Since then they have managed to perform a lot of plays, to produce short films, to win awards and honours for their work and to travel along with their plays.

https://www.youtube.com/watch?v=jrP8gFU4OAs

In the theatrical lessons almost 200 children participate every year. In 2020, the first teenagers graduated after having been taught 6 years of theatre in the school. Most of them continue to work and participate in plays of the school. The team partners with three universities and accepts students to do their internships or conduct their dissertations in theatrical education. The artistic activities of the school are nothing less compared to the most expensive private schools of the country.

Sotiris and his team lead with their experience and knowledge and help other educators too that are interested in methods of success through workshops and seminars.

The Film “Happy Princes”:

The theatrical lessons of 2016 and the preparation for the stage with a team of 20 children of the third, fourth and fifth class of primary school, was the topic of the documentary film “Happy Princes” by Panos Deligiannis, produced by Argiris Papadimitropoulos.

The film premiered at the 20th International Documentary Festival of Thessaloniki in 2018 and since then, it has earned multiple awards and honours in national and international festivals in all over the world. (227) Príncipes Felizes - Happy Princes - Ευτυχισμένοι Πρίγκιπες [trailer] Panos
Deligiannis-2018 - YouTube

A few words for the film: “The Happy Prince” by Oscar Wilde is the play that they plan to perform and will be the cause of unprecedented alterations made by the theatre in the way these young people see themselves, their ghetto and their manifold city.

A city which walks the line between mindless violence and frenzied fiestas while at the same time, the young heroes of the documentary walk the line between the theatrical dream and a harsh reality.

A fairy tale, with allegoric symbolism, that bridges the gap between theatre and reality. In the imaginative city of the film and in real Rio, two statues loom over the place and observe life from the top as well as social inequality, poverty, marginalisation and injustice; the statue of the Happy Prince and the statue of Christ the Redeemer. The film depicts children’s and teachers’ thoughts, feelings and the journey of experiences that lasts for a school season and is summarised in a diary.
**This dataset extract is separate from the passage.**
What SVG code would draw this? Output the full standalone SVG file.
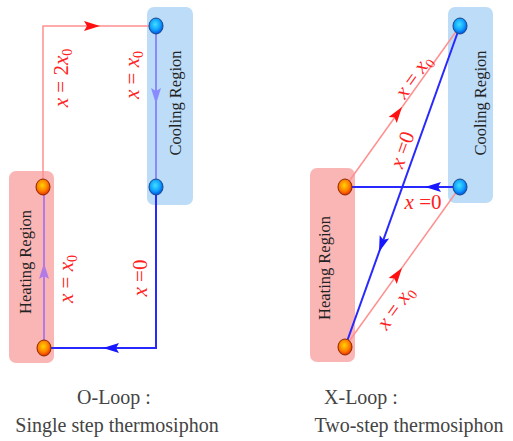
<svg xmlns="http://www.w3.org/2000/svg" xmlns:xlink="http://www.w3.org/1999/xlink" width="513" height="441" viewBox="0 0 513 441">
<style>
.heat{fill:#f9a8a8;opacity:0.85}
.cool{fill:#bcdcf8}
.reg{font-family:"Liberation Serif","Times New Roman",serif;font-size:16.5px;fill:#222;text-anchor:middle}
.lab{font-family:"Liberation Serif","Times New Roman",serif;font-size:21px;fill:#ff2020;text-anchor:middle}
.it{font-style:italic}
.sub{font-size:14px}
.cap{font-family:"Liberation Serif","Times New Roman",serif;font-size:20px;fill:#444;text-anchor:middle}
.hn{fill:url(#gh);stroke:#8a2a00;stroke-width:1}
.cn{fill:url(#gc);stroke:#1a4a8a;stroke-width:1}
.red{stroke:#ff9090;stroke-width:1.5;fill:none}
.blue{stroke:#2828ff;stroke-width:2;fill:none}
.lblue{stroke:#8a8aff;stroke-width:2;fill:none}
.purp{stroke:#b27ae6;stroke-width:2;fill:none}
</style>
<defs>
<radialGradient id="gh" cx="0.45" cy="0.4" r="0.6">
<stop offset="0" stop-color="#ffd400"/>
<stop offset="0.6" stop-color="#ff8000"/>
<stop offset="1" stop-color="#e83000"/>
</radialGradient>
<radialGradient id="gc" cx="0.45" cy="0.4" r="0.6">
<stop offset="0" stop-color="#40e0ff"/>
<stop offset="0.6" stop-color="#10a0ff"/>
<stop offset="1" stop-color="#0050e0"/>
</radialGradient>
<path id="arr" d="M0,0 L-16,-5 L-13,0 L-16,5 Z"/>
</defs>

<g id="o-heating-region">
<rect class="heat" x="9" y="171" width="45" height="192" rx="7"/>
<text class="reg" transform="translate(26,262) rotate(-90)" y="5">Heating Region</text>
</g>
<g id="o-cooling-region">
<rect class="cool" x="147" y="7" width="46" height="198" rx="7"/>
<text class="reg" transform="translate(176,103) rotate(-90)" y="5">Cooling  Region</text>
</g>
<g id="x-heating-region">
<rect class="heat" x="310" y="168" width="45" height="194" rx="7"/>
<text class="reg" transform="translate(325,268) rotate(-90)" y="5">Heating Region</text>
</g>
<g id="x-cooling-region">
<rect class="cool" x="448" y="7" width="45" height="196" rx="7"/>
<text class="reg" transform="translate(481,103) rotate(-90)" y="5">Cooling  Region</text>
</g>

<g id="connectors">
<path class="red" d="M43,187 V26 H156"/>
<use href="#arr" fill="#ff1010" transform="translate(100,26)"/>
<path class="lblue" d="M156,26 V187"/>
<use href="#arr" fill="#8a8aff" transform="translate(156,104) rotate(90)"/>
<path class="blue" d="M156,187 V348 H44"/>
<use href="#arr" fill="#1818ff" transform="translate(103,348) rotate(180)"/>
<path class="purp" d="M44,348 V187"/>
<use href="#arr" fill="#b27ae6" transform="translate(44,263) rotate(-90)"/>

<path class="red" d="M345,187 L460,26"/>
<use href="#arr" fill="#ff1010" transform="translate(402,107) rotate(-54.5)"/>
<path class="blue" d="M460,26 L345,347"/>
<use href="#arr" fill="#1818ff" transform="translate(379,252) rotate(109.7)"/>
<path class="blue" d="M460,187 H345"/>
<use href="#arr" fill="#1818ff" transform="translate(425,187) rotate(180)"/>
<path class="red" d="M345,347 L460,187"/>
<use href="#arr" fill="#ff1010" transform="translate(402,268) rotate(-54.3)"/>

<text class="lab" transform="translate(62,78) rotate(-90)" y="6"><tspan class="it">x</tspan> = 2<tspan class="it">x</tspan><tspan class="sub" dy="4">0</tspan></text>
<text class="lab" transform="translate(133,75) rotate(-90)" y="6"><tspan class="it">x</tspan> = <tspan class="it">x</tspan><tspan class="sub" dy="4">0</tspan></text>
<text class="lab" transform="translate(67,279) rotate(-90)" y="6"><tspan class="it">x</tspan> = <tspan class="it">x</tspan><tspan class="sub" dy="4">0</tspan></text>
<text class="lab" transform="translate(141,278) rotate(-90)" y="6"><tspan class="it">x</tspan> =0</text>

<text class="lab" transform="translate(414,77) rotate(-54.5)" y="6"><tspan class="it">x</tspan> = <tspan class="it">x</tspan><tspan class="sub" dy="4">0</tspan></text>
<text class="lab" transform="translate(403,150) rotate(-70.3)" y="6"><tspan class="it">x</tspan> =0</text>
<text class="lab" transform="translate(423,202)" y="7"><tspan class="it">x</tspan> =0</text>
<text class="lab" transform="translate(396,308) rotate(-54.3)" y="6"><tspan class="it">x</tspan> = <tspan class="it">x</tspan><tspan class="sub" dy="4">0</tspan></text>
</g>

<g id="o-nodes">
<ellipse id="o-heat-top" class="hn" cx="43" cy="187" rx="7" ry="8"/>
<ellipse id="o-heat-bottom" class="hn" cx="44" cy="348" rx="7" ry="8"/>
<ellipse id="o-cool-top" class="cn" cx="156" cy="26" rx="7" ry="8"/>
<ellipse id="o-cool-bottom" class="cn" cx="156" cy="187" rx="7" ry="8"/>
</g>
<g id="x-nodes">
<ellipse id="x-heat-top" class="hn" cx="345" cy="187" rx="7" ry="8"/>
<ellipse id="x-heat-bottom" class="hn" cx="345" cy="347" rx="7" ry="8"/>
<ellipse id="x-cool-top" class="cn" cx="460" cy="26" rx="7" ry="8"/>
<ellipse id="x-cool-bottom" class="cn" cx="460" cy="187" rx="7" ry="8"/>
</g>

<g id="captions">
<text class="cap" x="114" y="404">O-Loop :</text>
<text class="cap" x="117" y="432">Single  step thermosiphon</text>
<text class="cap" x="361" y="404">X-Loop :</text>
<text class="cap" x="409" y="432">Two-step thermosiphon</text>
</g>
</svg>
A few days before the play and as Rio is getting prepared to welcome the new year and the next carnival, young and old protagonists unfold personal moments of a year full of theatre, reach their journey destination from favelas to shining Rio, experience the hectic preparations of the premiere, the heartbeat of the backstage and the anxiety before the applause.

The realistic recording and the representation of moments from the children – actors and their families, create a mixture of writing that makes the whole film a cinema game where boundaries between incidents and representation are lost.

The film itself becomes a way of expression that expands the theatrical experience of the children, making them the topic and performers of their selves and their lives, simultaneously.